Baru pada 2019, tidak lama setelah Valencia pergi meninggalkan klub, United mendatangkan bek kanan sungguhan. Namanya Aaron Wan-Bissaka. Sama seperti Neville, dia tidak tumbuh dengan bermain sebagai full-back, melainkan sebagai winger. Sekali lagi, candaan Jamie Carragher terbukti.

Meski begitu, Wan-Bissaka menunjukkan bahwa dirinya punya bakat alami untuk menjadi seorang bek. Mantan rekannya di Crystal Palace, Wilfried Zaha, mengakui bahwa berduel satu lawan satu dengan Wan-Bissaka di sesi latihan cukup bikin frustrasi. Dan hal itulah yang kemudian membuat Wan-Bissaka terkenal: Bek kanan dengan kemampuan satu lawan satu paling mumpuni.

Satu hal lain yang membuat Wan-Bissaka menonjol adalah kemampuannya dalam melakukan tekel bersih. Per catatan WhoScored, dia melakukan rata-rata 3,1 tekel per laga, plus 1,3 intersep per laga. Catatannya dalam melakukan aksi defensif memang layak mendapatkan aplaus.

Namun, full-back adalah posisi yang tricky. Ia mengharuskan siapa pun yang bermain di posisinya untuk memiliki atribut komplet: Kokoh dalam bertahan sekaligus tangkas dan cekatan untuk membantu serangan. Untuk memilikinya, seorang full-back yang bagus tidak hanya diwajibkan memiliki kecerdasan, tetapi juga stamina yang seolah tak habis-habis.

Itu saja baru berbicara dari sisi umum. Ketika kita membedah lagi dan membaginya ke dalam dua bagian, yakni ketika bertahan dan menyerang, ada sejumlah hal lagi yang mesti menjadi perhatian.

Ketika bertahan, misalnya, seorang full-back mesti paham bahwa ada dua area yang mesti ia jaga, yakni outside (sisi terluar) dan inside (sisi terdalam, area antara diri mereka dengan bek tengah). Ia mesti paham mana area yang mesti dipertahankan lebih dulu, outside atau inside. Tanpa pembacaan permainan dan positioning yang baik, seorang full-back bakal kerepotan mempertahankannya.

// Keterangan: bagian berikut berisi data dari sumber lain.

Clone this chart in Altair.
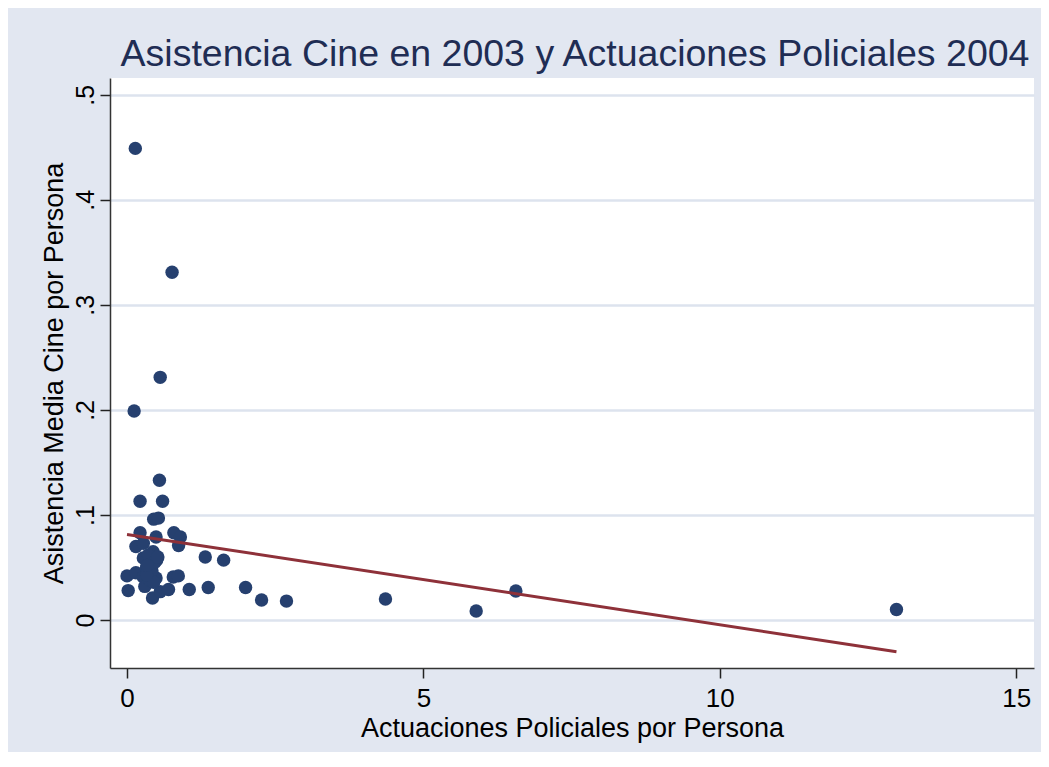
import altair as alt
import pandas as pd

actuaciones = [0.14, 0.76, 0.56, 0.12, 0.547, 0.22, 0.60, 0.45, 0.53, 0.22,
               0.49, 0.79, 0.90, 0.87, 0.15, 0.275, 0.275, 0.44, 0.50, 0.39,
               1.32, 1.63, 0.0, 0.15, 0.275, 0.39, 0.49, 0.78, 0.865, 0.02,
               0.30, 0.43, 0.56, 0.70, 1.05, 1.37, 2.00, 2.27, 2.69, 4.36,
               5.89, 6.56, 12.98,
               0.33, 0.36, 0.42, 0.47, 0.38, 0.45, 0.33, 0.52, 0.34]
asistencia = [0.449, 0.331, 0.231, 0.199, 0.133, 0.113, 0.113, 0.096, 0.097, 0.083,
              0.079, 0.083, 0.079, 0.071, 0.070, 0.073, 0.059, 0.065, 0.057, 0.054,
              0.060, 0.057, 0.042, 0.045, 0.041, 0.044, 0.040, 0.041, 0.042, 0.028,
              0.032, 0.021, 0.027, 0.029, 0.029, 0.031, 0.031, 0.019, 0.018, 0.020,
              0.0086, 0.0276, 0.010,
              0.050, 0.062, 0.047, 0.055, 0.038, 0.036, 0.043, 0.060, 0.052]

y_ticks = [0, 0.1, 0.2, 0.3, 0.4, 0.5]
x_ticks = [0, 5, 10, 15]

df = pd.DataFrame({"x": actuaciones, "y": asistencia})

FONT = "Liberation Sans"

xscale = alt.Scale(domain=[-0.287, 15.3], nice=False, zero=False)
yscale = alt.Scale(domain=[-0.0457, 0.516], nice=False, zero=False)

xaxis = alt.Axis(
    values=x_ticks, grid=False, format="d", title="Actuaciones Policiales por Persona",
    labelFontSize=26, titleFontSize=27, labelFont=FONT, titleFont=FONT,
    titleFontWeight="normal", labelColor="black", titleColor="black",
    tickSize=10, tickColor="#222222", domainColor="#333333", domainWidth=1.5,
    tickWidth=1.5, labelPadding=7, titleY=68, titleBaseline="alphabetic",
)
yaxis = alt.Axis(
    values=y_ticks, grid=True, gridColor="#DDE3EE", gridWidth=2.5,
    title="Asistencia Media Cine por Persona",
    labelExpr="datum.value == 0 ? '0' : replace(format(datum.value, '.1f'), '0.', '.')",
    labelFontSize=25, titleFontSize=27, labelFont=FONT, titleFont=FONT,
    titleFontWeight="normal", labelColor="black", titleColor="black",
    labelAngle=270, labelAlign="center", labelBaseline="bottom", labelPadding=2,
    tickSize=10, tickColor="#222222", domainColor="#333333", domainWidth=1.5,
    tickWidth=1.5, titleAngle=270, titleX=-48, titleY=295, titleAlign="center",
    titleBaseline="alphabetic",
)

base = alt.Chart(df)

points = base.mark_circle(size=180, opacity=1, color="#26406F").encode(
    x=alt.X("x:Q", scale=xscale, axis=xaxis),
    y=alt.Y("y:Q", scale=yscale, axis=yaxis),
)

fit = base.transform_regression("x", "y").mark_line(
    color="#8E3139", strokeWidth=3
).encode(
    x=alt.X("x:Q", scale=xscale),
    y=alt.Y("y:Q", scale=yscale),
)

chart = alt.layer(points, fit).properties(
    width=924, height=590,
    autosize=alt.AutoSizeParams(type="none"),
    padding={"left": 102, "top": 70, "right": 7, "bottom": 84},
    background="#E2E7F1",
    title=alt.TitleParams(
        "Asistencia Cine en 2003 y Actuaciones Policiales 2004",
        font=FONT, fontSize=37.5, fontWeight="normal", color="#1F2D54",
        anchor="middle", dx=3, dy=7, offset=12,
    ),
).configure_view(fill="white", stroke=None)

chart.save("out.html", embed_options={"renderer": "svg", "actions": False})
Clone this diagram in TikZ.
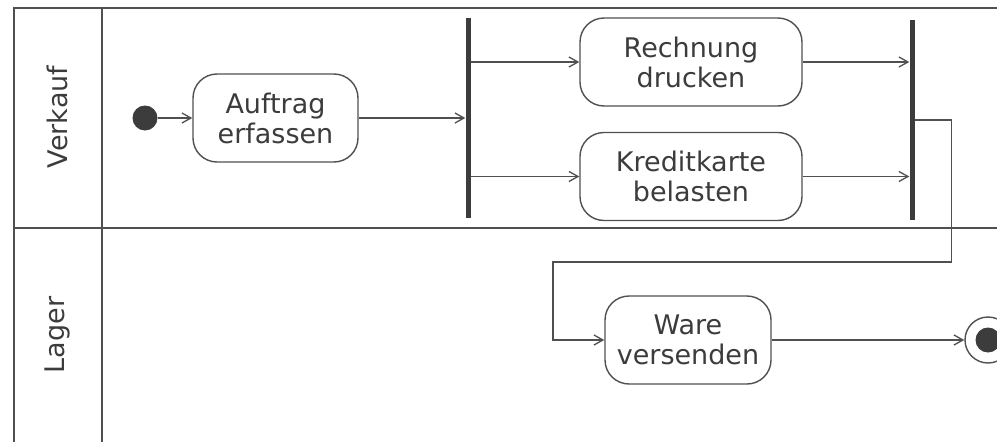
\documentclass[tikz,border=0pt]{standalone}
\usepackage{fontspec}
\setmainfont{DejaVu Sans}
\usetikzlibrary{arrows.meta}
\definecolor{ink}{HTML}{505050}
\definecolor{txt}{HTML}{3C3C3C}
\begin{document}
\begin{tikzpicture}[x=1pt,y=-1pt,
  frame/.style={draw=ink, line width=1.4pt},
  action/.style={draw=ink, line width=1.4pt, rounded corners=24pt, fill=white,
    text=txt, align=center, font=\fontsize{27}{30}\selectfont, inner sep=0pt,
    minimum height=88pt},
  syncbar/.style={fill=txt, draw=none, minimum width=5pt, minimum height=200pt, inner sep=0pt},
  flow/.style={draw=ink, line width=1.3pt,
    -{Straight Barb[length=9pt,width=10pt,line width=1.3pt]}},
  lane/.style={text=txt, font=\fontsize{27}{30}\selectfont, rotate=90, inner sep=0pt},
]
\useasboundingbox (0,0) rectangle (997,442);
\fill[white] (0,0) rectangle (997,442);

% swimlane frame
\draw[frame] (997,8) -- (14,8) -- (14,442);
\draw[frame] (102,8) -- (102,442);
\draw[frame] (14,228) -- (997,228);
\node[lane] (verkauf) at (57,117) {Verkauf};
\node[lane] (lager) at (57,335) {Lager};

% nodes
\node[circle, fill=txt, minimum size=25pt, inner sep=0pt] (start) at (145,118) {};
\node[action, minimum width=165pt] (auftrag) at (275.5,118) {Auftrag\\erfassen};
\node[syncbar] (fork) at (468,118) {};
\node[action, minimum width=222pt] (rech) at (691,62) {Rechnung\\drucken};
\node[action, minimum width=222pt] (kredit) at (691,176.5) {Kreditkarte\\belasten};
\node[syncbar] (join) at (912,120) {};
\node[action, minimum width=166pt] (ware) at (688,340) {Ware\\versenden};
\node[circle, draw=ink, line width=1.4pt, fill=white, minimum size=46pt, inner sep=0pt] (final) at (988,340) {};
\node[circle, fill=txt, minimum size=25pt, inner sep=0pt] (finaldot) at (final) {};

% flows
\draw[flow] (start) -- (auftrag);
\draw[flow] (auftrag) -- (fork);
\draw[flow] (fork.east |- rech) -- (rech);
\draw[flow] (fork.east |- kredit) -- (kredit);
\draw[flow] (rech) -- (join.west |- rech);
\draw[flow] (kredit) -- (join.west |- kredit);
\coordinate (turn) at (553,262);
\draw[flow] (join.east) -- ++(37,0) |- (turn) |- (ware.west);
\draw[flow] (ware) -- (final);
\end{tikzpicture}
\end{document}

Itu pun baru ketika menghadapi aksi dribel. Lantas, bagaimana bila menghadapi situasi ketika lawan melepaskan umpan dari sisi yang berlawanan —dan umpan tersebut di arahkan ke sisi terjauh? Seorang full-back mesti paham area mana yang harus ia cover, area dalam untuk mem-beking bek tengah atau mewaspadai area terluar, kalau-kalau ada pemain-pemain sayap masuk dari blind-side untuk menyambut umpan tersebut.

Wan-Bissaka, menurut sejumlah pakar, masih harus mengasah diri untuk menghadapi umpan dari sisi yang berlawanan. Pada beberapa kesempatan, ia salah menempatkan diri sehingga area terluar menjadi kosong.

Sementara, untuk urusan membantu aksi ofensif tim, Wan-Bissaka perlahan-lahan mulai belajar. Assist-nya kepada Anthony Martial ketika United mengalahkan Aston Villa 2-1, Sabtu (2/1/2021) dini hari WIB, memperlihatkan bahwa starting point posisinya tak perlu melulu merapat ke garis tepi. Sesekali, ketika area dalam atau half-space kosong, ia bisa mengokupasinya.

Selain itu, kemampuannya dalam memberikan umpan kunci (umpan yang jadi peluang) juga masih perlu diperbaiki. Mengingat taktik sepak bola modern cukup bergantung kepada full-back untuk menopang aspek ofensif seperti assist dan umpan kunci, mau tak mau Wan-Bissaka juga mesti tunduk.

Per catatan Understat, umpan kunci per 90 menit Wan-Bissaka hanya mencapai angka 0,50 musim ini. Sementara pada musim perdananya, ia mengoleksi rata-rata 0,73 umpan kunci per 90 menit. Bandingkan dengan, katakanlah, Trent Alexander-Arnold yang mampu membuat 2,43 umpan kunci per 90 menit pada musim lalu dan 1,81 umpan kunci per 90 menit musim ini.

Wajar kalau kemudian rumor bahwa United mengincar Max Aarons (Norwich City) menyeruak. Per musim ini, Aarons mampu membuat 1,3 umpan kunci per laga. Kendati tidak piawai dalam melakukan tekel, Aarons unggul pada beberapa aspek lainnya seperti dribel, penempatan posisi, dan kemampuan melepaskan umpan.

Apabila kehadiran Alex Telles di sisi kiri dianggap telah memberikan persaingan yang cukup baik untuk Luke Shaw —sehingga performanya musim ini dinilai membaik—, boleh jadi menghadirkan kompetisi untuk pos bek kanan bisa memberikan impak serupa untuk Wan-Bissaka.